On Thu, Apr 3, 2008 at 11:07 PM, Pekka Paalanen <pq@....fi> wrote:
> Pekka Paalanen <pq@....fi> wrote:
> > C) Vegard mentioned something about per-cpu page tables for kmemcheck.
>  > This would be the ultimate solution, because it would solve two problems:
>  > - recursive probe hits
>  > - missed events due to another cpu disarming the page for single stepping
>  > Would it be possible to have a single temporary per-cpu pte?
>  >
>  > I understood kmemcheck has similar issues. Of course, one could force the
>  > system down to a single running CPU, but that feels nasty.

Yes, Ingo Molnar has suggested per-cpu page tables, but that's so far
away from what I am capable of, so unless Ingo wants to do it himself,
I fear it will never be done ;-) [I also believe the resulting code
would be too ugly and too un-useful for the rest of the kernel that it
would probably not ever be merged. But that's a different story.] But
I do think this is the best solution in terms of reliability.

We do indeed limit maxcpus to 1 at run-time if the kernel is compiled
with CONFIG_SMP. kmemcheck is a debugging facility, and as such,
actual multiprocessor support is not critical for the purpose of
kmemcheck, in my opinion. Doesn't the same hold for mmiotrace?

>  One more idea:
>
>  D) Emulate the faulting instruction.
>  In __ioremap(), do the mapping, but steal it for mmiotrace's personal use,
>  and return a bogus mapping that is identifiable in #pf handler. When
>  something accesses the bogus mapping, emulate and step over the faulting
>  instruction using the stolen IO memory mapping. This would get rid of
>  the debug trap and single stepping, and also remove the need to disarm
>  the mmio page, which means tracing would work reliably on SMP without
>  any page table kludges. This would also remove the yet another instruction
>  decoding code that mmiotrace has.
>
>  The catch is the instruction emulation. I see KVM has some emulation code,
>  but I cannot understand it without a deep study that would take me weeks.
>  Is that general enough to be used, or could it be generalized?
>  Mmiotrace, apart from executing the instruction with a modified address,
>  would need to extract the type of IO memory access, width and the data
>  read/written. And since it is dealing with IO memory, the emulation
>  should be very careful to access the hardware exactly like the original
>  instruction would have.

I think that would be extremely difficult to do. I am personally
trying to stay as far away from opcode decoding (and recoding!
*shudder*) as possible. I do the minimal decoding for operand sizes,
etc, which I think you do as well in mmiotrace.

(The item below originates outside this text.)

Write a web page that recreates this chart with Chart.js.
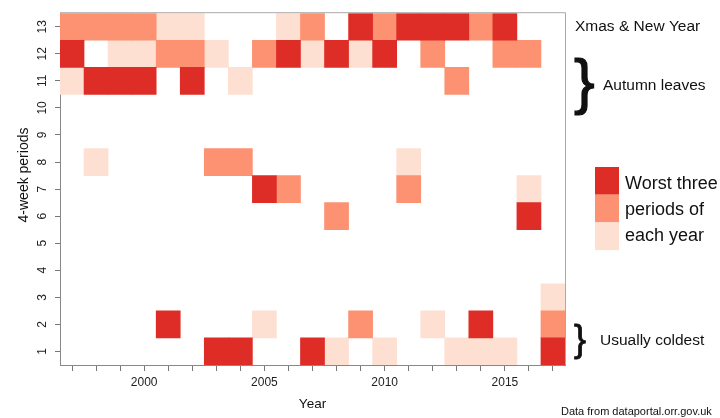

>  Maybe also kmemcheck could use this approach, since the current approach
>  is very much like in mmiotrace: #pf, show page, single step, #db trap,
>  hide page.

They are indeed very much the same. I wish somebody had told me about
mmiotrace when I first started working on kmemcheck! :-)


I don't think I can be of much more help than that. Just my opinion on things.